Cette victoire, poursuit-elle, c’est aussi grâce à la ferveur des Mauriciens. «J’étais vraiment émue de voir cette mobilisation, de voir le drapeau de Maurice flotter.» Forte de cette nouvelle expérience, Ashley Telvave ne compte pas ralentir la cadence. En attendant les prochaines compétitions, elle continuera à s’entraîner pour améliorer son chrono.
Ne jamais baisser les bras. Face aux coups durs, toujours savoir se relever et avancer. C’est la philosophie de Cédric Ravet, 32 ans. Sur la piste du 1 500 m en fauteuil, cet athlète a prouvé que le sport est une question de résilience. Si le niveau de ses adversaires ne lui faisait pas peur, c’est autre chose qui le stressait. «J’avais peur d’une collision. Mes adversaires avaient un niveau amateur, ce qui a augmenté le risque de collision. Si elle avait eu lieu, j’aurais été disqualifié. J’étais donc très concentré. Il y avait aussi le vent qui nous été défavorable car ça nous ralentissait. Mais je suis resté concentré sur mon objectif.» Celui de ramener l’or à son pays mais aussi de décrocher une qualification pour les championnats du monde. Il va ainsi déjà concourir dans la catégorie du 400 m. «Je n’ai pas pu être qualifié pour les 1 500 m mais je suis quand même satisfait de mon temps qui est de 3m45. Le record des jeux est de 3m29 et mon record personnel est de 3m09. Je voulais bien gérer ma course au lieu d’aller à fond dès le début et risquer de la perdre.»
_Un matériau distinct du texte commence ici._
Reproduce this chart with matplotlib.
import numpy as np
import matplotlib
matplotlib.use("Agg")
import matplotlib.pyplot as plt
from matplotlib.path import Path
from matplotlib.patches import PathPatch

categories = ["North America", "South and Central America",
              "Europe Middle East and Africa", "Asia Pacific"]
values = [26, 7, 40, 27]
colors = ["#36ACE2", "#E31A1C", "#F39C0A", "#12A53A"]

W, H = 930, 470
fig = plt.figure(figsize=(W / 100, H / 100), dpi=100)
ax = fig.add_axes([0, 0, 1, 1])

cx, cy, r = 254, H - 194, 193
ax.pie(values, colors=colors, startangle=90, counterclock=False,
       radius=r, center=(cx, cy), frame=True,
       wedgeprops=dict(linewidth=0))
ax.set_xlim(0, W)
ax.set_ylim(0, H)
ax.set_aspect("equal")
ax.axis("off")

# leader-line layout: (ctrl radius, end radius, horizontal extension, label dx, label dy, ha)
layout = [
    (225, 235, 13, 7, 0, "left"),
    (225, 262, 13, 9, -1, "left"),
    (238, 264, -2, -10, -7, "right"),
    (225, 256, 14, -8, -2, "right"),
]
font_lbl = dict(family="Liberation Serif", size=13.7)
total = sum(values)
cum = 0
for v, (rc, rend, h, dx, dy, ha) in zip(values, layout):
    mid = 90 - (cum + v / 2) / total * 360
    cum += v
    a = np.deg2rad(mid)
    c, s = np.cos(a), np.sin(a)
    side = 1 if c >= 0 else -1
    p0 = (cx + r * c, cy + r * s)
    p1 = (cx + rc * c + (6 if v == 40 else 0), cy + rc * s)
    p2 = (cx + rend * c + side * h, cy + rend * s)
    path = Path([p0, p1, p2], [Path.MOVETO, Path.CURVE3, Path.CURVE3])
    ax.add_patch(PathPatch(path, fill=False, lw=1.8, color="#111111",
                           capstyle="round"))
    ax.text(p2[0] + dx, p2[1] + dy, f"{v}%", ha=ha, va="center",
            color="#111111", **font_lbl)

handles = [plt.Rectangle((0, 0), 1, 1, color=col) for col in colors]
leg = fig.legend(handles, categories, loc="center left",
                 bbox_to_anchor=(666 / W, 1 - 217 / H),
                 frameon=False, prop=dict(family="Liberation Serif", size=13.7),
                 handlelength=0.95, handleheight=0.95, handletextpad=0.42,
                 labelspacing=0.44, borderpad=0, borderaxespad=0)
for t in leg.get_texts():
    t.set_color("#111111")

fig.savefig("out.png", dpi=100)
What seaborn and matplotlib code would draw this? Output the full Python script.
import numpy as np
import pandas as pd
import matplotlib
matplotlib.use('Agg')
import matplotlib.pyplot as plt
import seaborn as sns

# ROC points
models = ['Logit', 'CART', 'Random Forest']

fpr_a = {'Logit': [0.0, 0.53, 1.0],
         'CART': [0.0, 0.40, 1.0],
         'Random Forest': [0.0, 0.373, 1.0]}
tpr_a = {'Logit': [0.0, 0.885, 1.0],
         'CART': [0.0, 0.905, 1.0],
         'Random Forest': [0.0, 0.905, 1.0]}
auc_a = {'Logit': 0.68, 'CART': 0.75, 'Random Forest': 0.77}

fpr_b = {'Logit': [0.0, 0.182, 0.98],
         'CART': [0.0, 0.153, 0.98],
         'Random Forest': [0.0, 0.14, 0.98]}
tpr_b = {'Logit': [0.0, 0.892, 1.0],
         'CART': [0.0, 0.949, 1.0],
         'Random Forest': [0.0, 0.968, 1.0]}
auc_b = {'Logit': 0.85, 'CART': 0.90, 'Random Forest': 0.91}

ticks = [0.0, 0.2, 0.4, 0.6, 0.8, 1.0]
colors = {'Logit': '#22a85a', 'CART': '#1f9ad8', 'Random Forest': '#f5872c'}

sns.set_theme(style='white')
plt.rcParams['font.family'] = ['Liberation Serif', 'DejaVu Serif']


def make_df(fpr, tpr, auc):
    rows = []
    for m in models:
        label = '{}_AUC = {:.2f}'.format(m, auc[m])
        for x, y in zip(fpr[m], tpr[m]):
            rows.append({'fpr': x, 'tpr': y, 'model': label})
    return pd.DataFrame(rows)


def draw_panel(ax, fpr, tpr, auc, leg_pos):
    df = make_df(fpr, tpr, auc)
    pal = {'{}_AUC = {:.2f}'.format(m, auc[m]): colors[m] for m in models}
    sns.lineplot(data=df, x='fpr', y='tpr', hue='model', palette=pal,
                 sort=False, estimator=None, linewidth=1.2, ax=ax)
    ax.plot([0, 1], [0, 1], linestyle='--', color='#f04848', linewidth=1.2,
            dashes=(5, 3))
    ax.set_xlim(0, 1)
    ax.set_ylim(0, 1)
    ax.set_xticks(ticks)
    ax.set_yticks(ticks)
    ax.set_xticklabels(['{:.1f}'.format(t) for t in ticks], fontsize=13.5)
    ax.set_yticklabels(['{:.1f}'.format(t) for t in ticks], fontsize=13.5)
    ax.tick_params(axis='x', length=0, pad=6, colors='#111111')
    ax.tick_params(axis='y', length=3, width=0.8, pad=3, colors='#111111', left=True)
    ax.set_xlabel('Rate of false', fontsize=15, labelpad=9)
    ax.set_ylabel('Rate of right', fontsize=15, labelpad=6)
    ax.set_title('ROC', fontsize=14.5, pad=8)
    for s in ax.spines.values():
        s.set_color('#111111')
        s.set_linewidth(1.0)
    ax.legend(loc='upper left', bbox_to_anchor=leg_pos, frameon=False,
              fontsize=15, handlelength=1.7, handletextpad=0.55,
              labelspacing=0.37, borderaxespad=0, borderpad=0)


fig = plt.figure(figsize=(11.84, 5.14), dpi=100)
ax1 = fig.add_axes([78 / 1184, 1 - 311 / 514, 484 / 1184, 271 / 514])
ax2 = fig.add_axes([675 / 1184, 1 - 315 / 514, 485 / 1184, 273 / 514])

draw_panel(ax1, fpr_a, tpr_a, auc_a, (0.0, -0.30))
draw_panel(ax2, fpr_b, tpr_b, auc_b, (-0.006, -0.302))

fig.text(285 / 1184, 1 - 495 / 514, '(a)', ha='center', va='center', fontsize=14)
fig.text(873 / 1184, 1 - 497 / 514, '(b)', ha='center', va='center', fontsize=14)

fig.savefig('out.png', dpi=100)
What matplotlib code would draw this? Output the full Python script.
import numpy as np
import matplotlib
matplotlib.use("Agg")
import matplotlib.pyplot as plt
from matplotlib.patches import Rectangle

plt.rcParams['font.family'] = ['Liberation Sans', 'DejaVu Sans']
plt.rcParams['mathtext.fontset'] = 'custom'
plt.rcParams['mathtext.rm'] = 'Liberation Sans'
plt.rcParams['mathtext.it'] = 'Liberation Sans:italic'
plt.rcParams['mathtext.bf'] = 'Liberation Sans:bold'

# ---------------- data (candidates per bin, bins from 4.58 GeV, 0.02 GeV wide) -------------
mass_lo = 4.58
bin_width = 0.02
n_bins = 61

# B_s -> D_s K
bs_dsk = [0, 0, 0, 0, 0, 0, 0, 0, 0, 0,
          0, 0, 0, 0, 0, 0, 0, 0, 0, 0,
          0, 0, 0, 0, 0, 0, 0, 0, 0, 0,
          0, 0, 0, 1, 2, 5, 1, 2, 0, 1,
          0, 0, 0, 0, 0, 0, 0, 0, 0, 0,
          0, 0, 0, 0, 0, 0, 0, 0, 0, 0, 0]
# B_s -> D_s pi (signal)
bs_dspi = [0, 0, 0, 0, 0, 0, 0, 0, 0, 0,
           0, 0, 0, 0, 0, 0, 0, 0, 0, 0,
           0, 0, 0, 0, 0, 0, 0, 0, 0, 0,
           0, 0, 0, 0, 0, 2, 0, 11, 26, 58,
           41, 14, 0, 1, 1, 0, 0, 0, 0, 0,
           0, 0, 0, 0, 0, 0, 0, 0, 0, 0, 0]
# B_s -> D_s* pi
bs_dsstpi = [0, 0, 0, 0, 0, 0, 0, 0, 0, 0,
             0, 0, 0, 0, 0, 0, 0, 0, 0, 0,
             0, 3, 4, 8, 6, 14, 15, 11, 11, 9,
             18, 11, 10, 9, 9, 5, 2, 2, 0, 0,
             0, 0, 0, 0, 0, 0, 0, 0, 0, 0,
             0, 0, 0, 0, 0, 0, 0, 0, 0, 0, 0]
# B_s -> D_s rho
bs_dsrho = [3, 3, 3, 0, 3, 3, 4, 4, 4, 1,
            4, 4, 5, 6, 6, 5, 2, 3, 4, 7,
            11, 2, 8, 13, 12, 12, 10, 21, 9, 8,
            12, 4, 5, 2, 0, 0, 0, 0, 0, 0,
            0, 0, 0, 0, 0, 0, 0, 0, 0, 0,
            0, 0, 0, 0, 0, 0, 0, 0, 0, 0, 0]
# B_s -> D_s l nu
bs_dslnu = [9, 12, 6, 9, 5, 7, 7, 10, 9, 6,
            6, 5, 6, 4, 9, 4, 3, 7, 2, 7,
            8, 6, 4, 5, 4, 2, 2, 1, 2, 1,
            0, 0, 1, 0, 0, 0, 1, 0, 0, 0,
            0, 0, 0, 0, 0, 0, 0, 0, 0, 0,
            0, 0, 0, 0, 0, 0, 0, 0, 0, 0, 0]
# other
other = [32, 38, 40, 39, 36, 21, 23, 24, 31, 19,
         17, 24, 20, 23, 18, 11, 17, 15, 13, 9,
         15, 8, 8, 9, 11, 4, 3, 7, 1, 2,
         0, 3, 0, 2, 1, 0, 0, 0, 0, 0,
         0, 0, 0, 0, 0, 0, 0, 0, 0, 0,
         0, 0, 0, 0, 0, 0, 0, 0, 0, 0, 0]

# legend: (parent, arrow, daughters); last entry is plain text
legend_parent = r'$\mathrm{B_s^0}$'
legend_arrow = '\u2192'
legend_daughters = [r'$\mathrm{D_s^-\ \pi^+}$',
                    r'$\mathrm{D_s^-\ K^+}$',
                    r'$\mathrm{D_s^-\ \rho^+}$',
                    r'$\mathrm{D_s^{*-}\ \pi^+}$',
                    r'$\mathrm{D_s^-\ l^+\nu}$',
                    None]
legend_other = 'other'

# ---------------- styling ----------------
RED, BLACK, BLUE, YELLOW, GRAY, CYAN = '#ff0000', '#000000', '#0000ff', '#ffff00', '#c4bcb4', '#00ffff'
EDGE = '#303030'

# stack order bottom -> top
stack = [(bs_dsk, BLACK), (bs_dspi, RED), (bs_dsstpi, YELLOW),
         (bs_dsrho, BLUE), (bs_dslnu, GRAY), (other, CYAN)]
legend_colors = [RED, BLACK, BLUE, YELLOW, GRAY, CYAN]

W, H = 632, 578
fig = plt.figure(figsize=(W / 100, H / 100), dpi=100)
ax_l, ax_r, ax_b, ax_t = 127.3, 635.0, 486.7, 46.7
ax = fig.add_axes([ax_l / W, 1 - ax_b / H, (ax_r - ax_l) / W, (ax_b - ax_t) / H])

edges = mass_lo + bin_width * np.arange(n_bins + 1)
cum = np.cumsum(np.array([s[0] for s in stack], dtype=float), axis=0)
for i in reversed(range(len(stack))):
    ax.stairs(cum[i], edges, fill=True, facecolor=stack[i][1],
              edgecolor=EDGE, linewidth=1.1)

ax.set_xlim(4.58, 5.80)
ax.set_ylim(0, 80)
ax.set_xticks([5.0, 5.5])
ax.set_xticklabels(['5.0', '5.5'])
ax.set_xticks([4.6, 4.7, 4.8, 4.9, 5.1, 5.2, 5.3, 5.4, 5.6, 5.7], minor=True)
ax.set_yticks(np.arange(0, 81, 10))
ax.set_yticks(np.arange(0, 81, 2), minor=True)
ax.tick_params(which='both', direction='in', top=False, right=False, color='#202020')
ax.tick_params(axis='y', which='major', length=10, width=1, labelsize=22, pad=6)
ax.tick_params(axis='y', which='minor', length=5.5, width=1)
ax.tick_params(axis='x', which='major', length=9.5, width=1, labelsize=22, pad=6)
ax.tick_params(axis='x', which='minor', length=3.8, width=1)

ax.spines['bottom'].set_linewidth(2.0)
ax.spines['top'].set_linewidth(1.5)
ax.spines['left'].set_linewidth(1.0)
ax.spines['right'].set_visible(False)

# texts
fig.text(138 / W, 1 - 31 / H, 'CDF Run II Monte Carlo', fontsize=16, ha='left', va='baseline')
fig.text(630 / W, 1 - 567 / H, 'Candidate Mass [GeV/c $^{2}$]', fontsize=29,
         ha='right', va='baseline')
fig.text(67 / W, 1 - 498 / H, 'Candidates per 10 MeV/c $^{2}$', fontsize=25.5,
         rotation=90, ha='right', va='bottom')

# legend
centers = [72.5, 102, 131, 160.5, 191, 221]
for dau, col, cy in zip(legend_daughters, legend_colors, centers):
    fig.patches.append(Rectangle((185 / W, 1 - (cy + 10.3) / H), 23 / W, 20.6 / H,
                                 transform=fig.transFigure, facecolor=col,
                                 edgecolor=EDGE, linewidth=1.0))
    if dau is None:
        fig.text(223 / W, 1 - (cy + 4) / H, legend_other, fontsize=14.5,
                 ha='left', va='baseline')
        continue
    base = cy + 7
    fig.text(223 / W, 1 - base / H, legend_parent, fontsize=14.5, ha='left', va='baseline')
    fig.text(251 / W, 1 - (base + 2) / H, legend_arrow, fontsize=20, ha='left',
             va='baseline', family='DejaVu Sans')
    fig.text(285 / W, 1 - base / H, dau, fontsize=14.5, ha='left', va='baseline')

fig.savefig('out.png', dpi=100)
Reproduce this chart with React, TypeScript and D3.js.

Se préparer, toujours se préparer. C’est la clé du succès, atteste Cédric Ravet. Pour lui, les entraînements n’ont jamais cessé. «Il y a une grosse préparation derrière. Entre chaque compétition, le travail se poursuit. C’est crucial.» C’est donc concentré qu’il vise aujourd’hui une qualification pour les jeux paralympiques de 2020. Il fera tout pour y être.
Il visait une cinquième médaille, Vincent Duval l’a obtenue. Ce jeune athlète malentendant, âgé de 25 ans, s’est une fois de plus illustré dans l’épreuve du saut en longueur, raflant pour la troisième fois consécutive la médaille d’or. Si pour les deux précédentes éditions des jeux, ce Mauricien, installé à La Réunion, a été doublement médaillé, notamment pour le saut en longueur et le 200 m, cette fois, c’est uniquement à l’épreuve du saut en longueur qu’il a tenté de préserver sa suprématie.
Malgré une préparation «difficile», le jeune homme n’a pas baissé les bras et a redoublé d’efforts pour rapporter l’or à son pays. «Je m’étais blessé et j’ai pris du retard sur ma préparation mais je ne me suis pas découragé et j’ai fait tout ce qu’il fallait pour avoir la première place.» Dans la même catégorie, Sheena Bhikea, 23 ans, a, elle, décroché la médaille d’argent. Celle qui en est à sa troisième participation aux JIOI compte bien travailler davantage pour les prochaines compétitions.